If I'm not mistaken, what you're trying to determine is if we remove the rotational DOF, about what axis is rotation allowed - am I correct? This axis is clear and easy to visualize for a regular polygon but is perhaps not so for the situation you described or anything other than a regular polygon as the method to determine this could vary without explicit guidance from the standard (centroid? circumscribed/inscribed circle? other method?).

That's basically what I'm getting at. If [w] is unconstrained, [x,y] can only be constrained on a single line. If the datum feature has rotational symmetry, it's certainly easy to assume that the symmetry axis should coincide with that line. The text of ASME Y14.5-2009 doesn't actually specify this though.

I think the idea of constraining [x] before [v,w], [y] before [u,w], or [z] before [u,v] is generally rather questionable without a clarifying note.

How to relax the clocking between the hexagonal side of the part and octagonal one?

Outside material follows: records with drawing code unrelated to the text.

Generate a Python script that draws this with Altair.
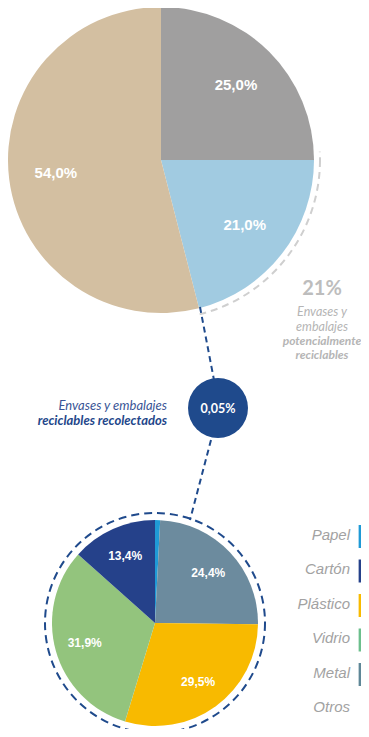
import math
import altair as alt
import pandas as pd

# ---------------- data ----------------
top_cats = ["Resto A", "Potencialmente reciclables", "Resto B"]
top_vals = [25.0, 21.0, 54.0]
top_labels = ["25,0%", "21,0%", "54,0%"]
top_colors = ["#a09f9f", "#a1cbe1", "#d3bfa1"]

mat_cats = ["Papel", "Metal", "Plástico", "Vidrio", "Cartón"]
mat_vals = [0.8, 24.4, 29.5, 31.9, 13.4]
mat_labels = ["", "24,4%", "29,5%", "31,9%", "13,4%"]
mat_colors = ["#1f9ad6", "#6c8b9e", "#f8ba00", "#93c47d", "#25418a"]

legend_cats = ["Papel", "Cartón", "Plástico", "Vidrio", "Metal", "Otros"]
legend_bar_cats = ["Papel", "Cartón", "Plástico", "Vidrio", "Metal"]
legend_bar_colors = ["#1f9ad6", "#25418a", "#f8ba00", "#6cbf8c", "#5f8797"]

collected_value = "0,05%"
potential_value = "21%"
potential_text = ["Envases y", "embalajes"]
potential_bold = ["potencialmente", "reciclables"]
collected_text = "Envases y embalajes"
collected_bold = "reciclables recolectados"

NAVY = "#1f4a8c"
one = pd.DataFrame({"k": [0]})

# ---------------- geometry (layout) ----------------
TX, TY, TR = 153, 152, 153
BX, BY, BR = 147, 615, 103


def rad(d):
    return d * math.pi / 180


# top pie
top_df = pd.DataFrame({"cat": top_cats, "val": top_vals, "label": top_labels,
                       "ord": list(range(len(top_cats)))})
top_base = alt.Chart(top_df).encode(
    theta=alt.Theta("val:Q", stack=True),
    order=alt.Order("ord:Q"),
)
top_arc = top_base.mark_arc(radius=TR, stroke=None).encode(
    x=alt.value(TX), y=alt.value(TY),
    color=alt.Color("cat:N", scale=alt.Scale(domain=top_cats, range=top_colors), legend=None),
)
top_txt = top_base.mark_text(radius=106, color="white", font="Liberation Sans",
                             fontWeight="bold", fontSize=15).encode(
    x=alt.value(TX), y=alt.value(TY), text="label:N")

# dashed gray arc around the recyclable slice
gray_ring = alt.Chart(one).mark_point(shape="circle", size=(2 * 159) ** 2, filled=False,
                                      stroke="#cfcfcf", strokeWidth=2, strokeDash=[7, 5],
                                      opacity=1).encode(x=alt.value(TX), y=alt.value(TY))
mask = alt.Chart(one).mark_arc(theta=rad(166), theta2=rad(447), radius=156, radius2=185).encode(
    x=alt.value(TX), y=alt.value(TY), color=alt.value("white"))

# connectors
conn1 = alt.Chart(one).mark_rule(strokeDash=[6, 4], strokeWidth=2, color=NAVY).encode(
    x=alt.value(192), y=alt.value(299), x2=alt.value(206), y2=alt.value(372))
conn2 = alt.Chart(one).mark_rule(strokeDash=[6, 4], strokeWidth=2, color=NAVY).encode(
    x=alt.value(203), y=alt.value(432), x2=alt.value(182), y2=alt.value(512))

# small circle
small = alt.Chart(one).mark_arc(theta=0, theta2=2 * math.pi, radius=30).encode(
    x=alt.value(210), y=alt.value(400), color=alt.value(NAVY))
small_txt = alt.Chart(one).mark_text(color="white", font="Lato", fontWeight="bold",
                                     fontSize=12.5).encode(
    x=alt.value(210), y=alt.value(401), text=alt.value(collected_value))

# lower pie
mat_df = pd.DataFrame({"cat": mat_cats, "val": mat_vals, "label": mat_labels,
                       "ord": list(range(len(mat_cats)))})
mat_base = alt.Chart(mat_df).encode(
    theta=alt.Theta("val:Q", stack=True),
    order=alt.Order("ord:Q"),
)
mat_arc = mat_base.mark_arc(radius=BR, stroke=None).encode(
    x=alt.value(BX), y=alt.value(BY),
    color=alt.Color("cat:N", scale=alt.Scale(domain=mat_cats, range=mat_colors), legend=None),
)
mat_txt = mat_base.mark_text(radius=73, color="white", font="Liberation Sans",
                             fontWeight="bold", fontSize=12).encode(
    x=alt.value(BX), y=alt.value(BY), text="label:N")
mat_ring = alt.Chart(one).mark_point(shape="circle", size=(2 * 110) ** 2, filled=False,
                                     stroke=NAVY, strokeWidth=2, strokeDash=[8, 5],
                                     opacity=1).encode(x=alt.value(BX), y=alt.value(BY))

# annotations
ann_21 = alt.Chart(one).mark_text(color="#bdbdbd", font="Lato", fontWeight="bold",
                                  fontSize=20).encode(
    x=alt.value(314), y=alt.value(281), text=alt.value(potential_value))
ann_pt = alt.Chart(one).mark_text(color="#b5b5b5", font="Lato", fontStyle="italic",
                                  fontSize=12.5, lineHeight=15, baseline="middle").encode(
    x=alt.value(314), y=alt.value(304), text=alt.value(potential_text))
ann_pb = alt.Chart(one).mark_text(color="#b5b5b5", font="Lato", fontStyle="italic",
                                  fontWeight="bold", fontSize=12, lineHeight=14,
                                  baseline="middle").encode(
    x=alt.value(314), y=alt.value(333), text=alt.value(potential_bold))
ann_ct = alt.Chart(one).mark_text(color="#3a5596", font="Lato", fontStyle="italic",
                                  fontSize=13, align="right", baseline="middle").encode(
    x=alt.value(159), y=alt.value(398), text=alt.value(collected_text))
ann_cb = alt.Chart(one).mark_text(color="#23468a", font="Lato", fontStyle="italic",
                                  fontWeight="bold", fontSize=13, align="right",
                                  baseline="middle").encode(
    x=alt.value(159), y=alt.value(413), text=alt.value(collected_bold))

# legend
ly = alt.Y("cat:N", scale=alt.Scale(type="point", domain=legend_cats, range=[528.5, 701],
                                    padding=0), axis=None)
leg_df = pd.DataFrame({"cat": legend_cats})
leg_txt = alt.Chart(leg_df).mark_text(color="#a2a2a2", font="Liberation Sans",
                                      fontStyle="italic", fontSize=15, align="right",
                                      baseline="middle", dy=-2).encode(
    x=alt.value(342), y=ly, text="cat:N")
leg_bar_df = pd.DataFrame({"cat": legend_bar_cats})
leg_bar = alt.Chart(leg_bar_df).mark_point(
    shape="M-0.12,-1L0.12,-1L0.12,1L-0.12,1Z", size=23 ** 2, filled=True, opacity=1,
    strokeWidth=0).encode(
    x=alt.value(352), y=ly,
    color=alt.Color("cat:N", scale=alt.Scale(domain=legend_bar_cats, range=legend_bar_colors),
                    legend=None))

chart = alt.layer(
    gray_ring, mask, top_arc, top_txt, conn1, conn2, small, small_txt,
    mat_ring, mat_arc, mat_txt, ann_21, ann_pt, ann_pb, ann_ct, ann_cb, leg_txt, leg_bar,
).resolve_scale(
    color="independent", theta="independent"
).properties(
    width=353, height=721, padding=0, autosize=alt.AutoSizeParams(type="none"),
).configure_view(stroke=None)

chart.save("out.html", embed_options={"renderer": "svg", "actions": False})
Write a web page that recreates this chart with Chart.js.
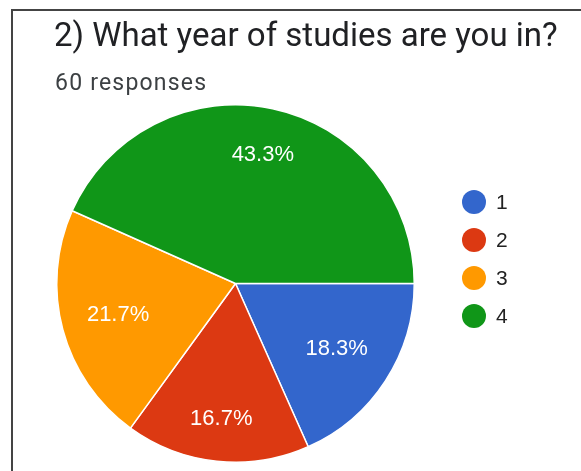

If there are no basic dimensions (implied or otherwise) linking the clocking of one feature to the other, is there even anything to relax?


pylfrm

 

[CheckerHater]

The longer I was looking at OP picture, the stronger was the feeling that hex is not really a datum.

In fact, it was referencing datum A somewhere else.

So, maybe the whole picture looked somehow like that?

"For every expert there is an equal and opposite expert"
Arthur C. Clarke Profiles of the future

 

[greenimi]

CH,
If the OD is datum feature A, as you proposed, wouldn’t the functional approach / GD&T philosophy be altered? As far as I can understand from the Op’s picture, the OD is just sitting in the air and has no mating relationship.
If OD is the datum feature A, then SEP REQT wound do the job, but would be too easy for a question posted on the forum

I think the hex is datum feature A.

 

[CheckerHater]

greenimi, would you say, this is the appropriate way to produce the part, based on the assumption that OD is irrelevant?

This is why overuse of the word "functional" makes me sick.

"For every expert there is an equal and opposite expert"
Arthur C. Clarke Profiles of the future

 

[greenimi]

greenimi, would you say, this is the appropriate way to produce the part, based on the assumption that OD is irrelevant?

No, I did not say that. The OD would be the controlled (deriven feature and not the driving one) and is to be controlled to the datum feature A --the hex--within some tolerance. This relationship between the hex (datum feature A) and the OD is not shown in the print because (I assume) is not part of the OP's concern.

My point is that, if we are introducting a non-functional feature/ non-mating feature, are we deviating from the "known" / per the book philosophy / reccomanded approach to use the mating approach?

 

[CheckerHater]

My point is, we don't know what "functional" is.

Imagine piece of pipe threaded from both ends. The "function" is to screw one end somewhere and then screw something else to another end.
Is controlling one threaded end wrt the other functional?

Thread generally makes bad datum feature. Now imagine some 30 ft long drill pipe. Believe me, it will not function unless both treads are produced with respect to OD. The "functional" will be requirement that produces good part. Yet another simple thing being forgotten.

"For every expert there is an equal and opposite expert"
Arthur C. Clarke Profiles of the future

 

[greenimi]

CH,
I kind of agree that sometimes this “functional” word is misused and again “just sometimes” functional approach is pushing the line of absurdity.
And I am all for making and defining the drawing to the most user friendly callouts.

On this specific example, let me ask you a couple of additional questions about your proposal:

You have the OD datum feature A—keep it as is (for the sake of this discussion)

For the hex, why the hex could not be defined with 3x size (.945±.xxx) and tolerance across the flats and 3x position to A. If my approach is valid, then what about the angle 240 degrees in your picture: should be basic or no? Just asking. Or should be replaced with 60 degrees basic or direct toleranced?

In other words, I am asking how to define (size/ form/ orientation/location) a hex with plus-minus dimensions?